Small Business Costs Hiked as Paid Sick Leave Clears Senate

05.07.2024
Issues & Policies

Connecticut small businesses face higher operating costs beginning next year after the Senate approved a sweeping expansion of the state’s paid sick leave mandate May 6.

HB 5005 passed on a 23-12 party line vote, with one Democrat—Sen. Joan Hartley (D-Waterbury)—not voting.

The bill cleared the House last month and now heads to Gov. Ned Lamont’s desk. The governor has said he will sign the legislation.

One of four paid sick leave measures introduced this legislative session, HB 5005 mandates that all Connecticut employers provide up to 40 hours of annual leave.

Current law, which took effect in 2011 and was the first such mandate in the country, requires that businesses with 50 or more employees in designated service occupations provide paid sick leave.

Staged Implementation

Introduced as a study bill, HB 5005 was amended in the legislature’s Labor and Public Employees Committee to incorporate language from another proposal, HB 5166.

The legislation stages implementation of the leave mandate based on the size of the employer:

  • Jan. 1, 2025 for employers with 25 or more employees
  • Jan. 1, 2026, for employers with 11 or more employees
  • Jan. 1, 2027, for employers with one or more employees
The costly paid paid sick leave mandate expansion passed on a 23-12 party line vote, with one Democrat not voting.

It exempts seasonal workers, those who work less than 120 days per year, and members of construction-related trade union organizations that are parties to multiemployer health plan arrangements.

Section 3 of the bill also exempts self-employed individuals, while section 4 exempts employees covered by collectively bargained family care and personal care agreements.

Companies that already offer at least 40 hours of paid time off per year in the form of vacation, personal time, or other leave are considered to be in compliance and not required to offer additional leave. 

No Documentation

Employees will accrue one hour of paid time off for every 30 hours worked, capped at 40 hours leave annually. 

During the more than seven-hour Senate debate, Sen. Julie Kushner (D-Danbury), co-chair of the Labor Committee and one of the bill’s chief advocates, acknowledged that employees can take leave for any reason.

“There will be no required documentation and no advance notice to use the sick leave provided in this bill,” Kushner said.

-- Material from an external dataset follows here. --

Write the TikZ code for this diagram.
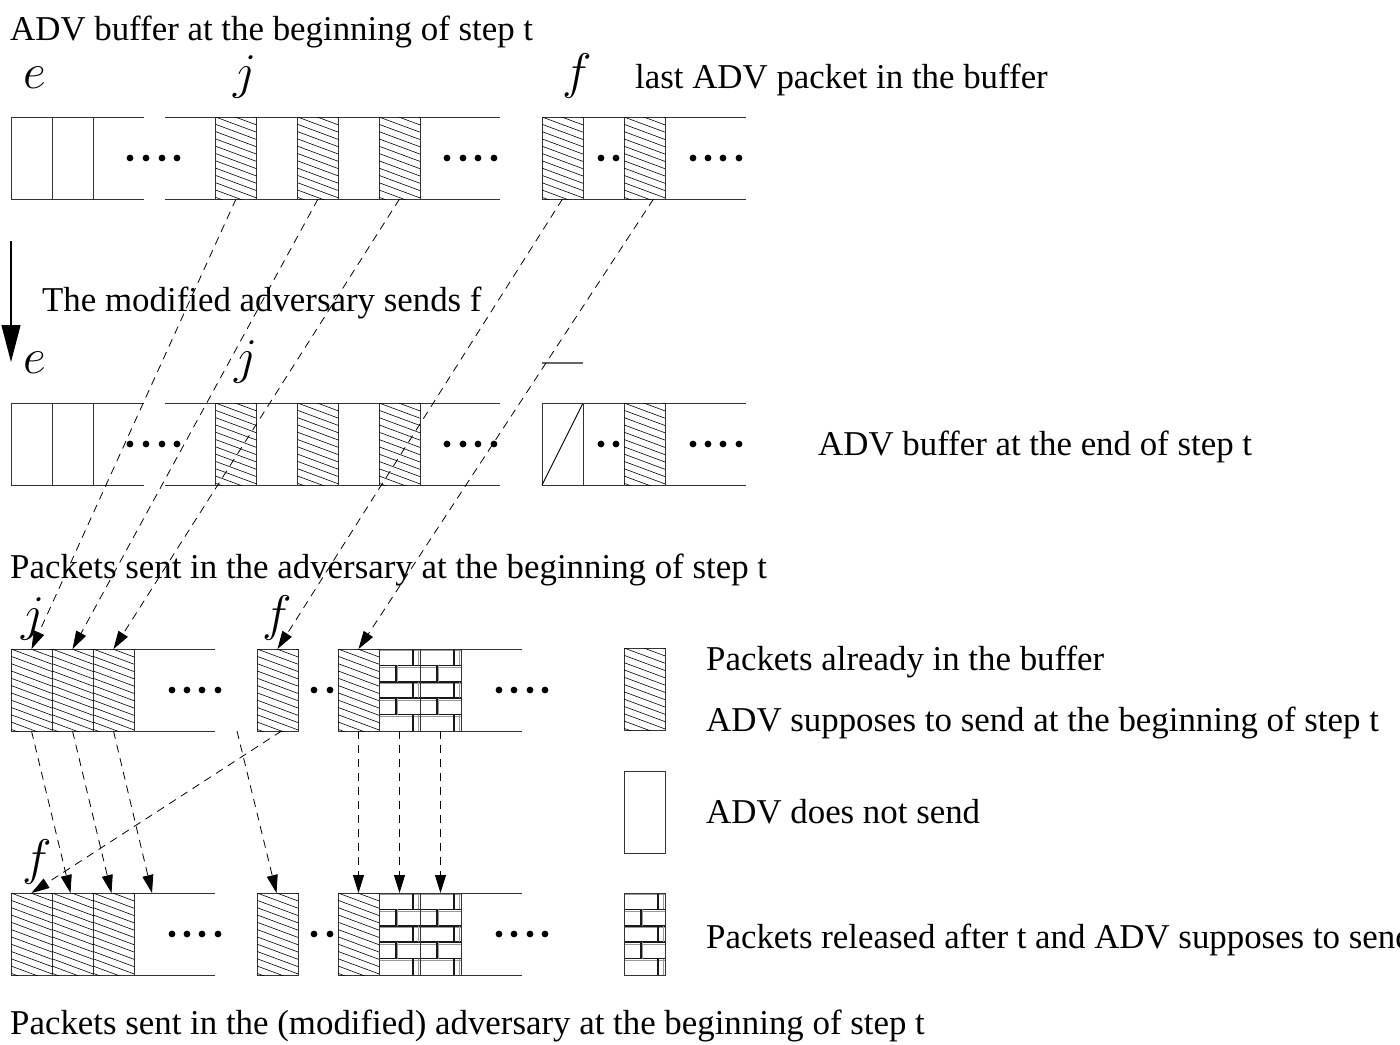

Employees begin accruing time off on their first day of work, although they cannot take leave, which can be used in any increment of their choosing, until the 120th calendar day of employment.

If an employee is terminated and rehired at a later date, they are not eligible to use any unused benefits, with the accrual reset. 

Nothing in the bill requires an employer from paying out any unused sick time unless it is in their employee handbook.    

The bill allows employees to carry over up to 40 hours of unused sick time from the prior year, but annual paid leave is capped at 40 hours, regardless of how many hours are carried over.  

The bill also requires employers to retain records for three years of the accrual and usage of paid sick time. 

‘Tone Deaf’

Senate Republican Leader Sen. Stephen Harding (R-Brookfield) called the bill “one of the most irresponsible pieces of legislation we have ever seen passed by majority Democrats.”

“This is completely tone deaf,” he said. “Rather than nurturing our small mom and pop businesses, this onerous mandate does just the opposite.

“This is Big Government forcing the engines of our economy to comply. Every Democrat who voted ‘yes’ has just added to our state’s reputation of being a bad state for business.” 

“Rather than nurturing our small mom and pop businesses, this onerous mandate does just the opposite.”

Sen. Stephen Harding

Sen. Ryan Fazio (R-Greenwich) noted that Connecticut was already one of the costliest states in the country to run a business.

“My friends, we’ve see this movie before. It doesn’t end well,” he said during the floor debate.

“It results in lower job creation, lower wages, less prosperity for the working class and middle class, less opportunity for people who need it, and less success for small businesses and Connecticut’s economy.”

One-Size-Fits-All

CBIA strongly opposed HB 5005, noting its negative impact on small businesses given the onerous one-size-fits-all approach.

CBIA president and CEO Chris DiPentima called the bill “yet another unfortunate example of policymakers making it more burdensome for small businesses to operate in Connecticut.”

CBIA’s Chris DiPentima called the bill “yet another unfortunate example of policymakers making it more burdensome for small businesses.”

“For a long time we really honored and protected those small businesses, those micro-businesses with less than 15 employees, less than 25 employees,” he said.

“This continues a discouraging trend over recent legislative sessions with a series of costly mandates that disproportionately target small businesses, the heartbeat of our economy.

“Businesses now unfortunately have to have their head on a swivel because there are more laws being passed that impact them in a negative way.”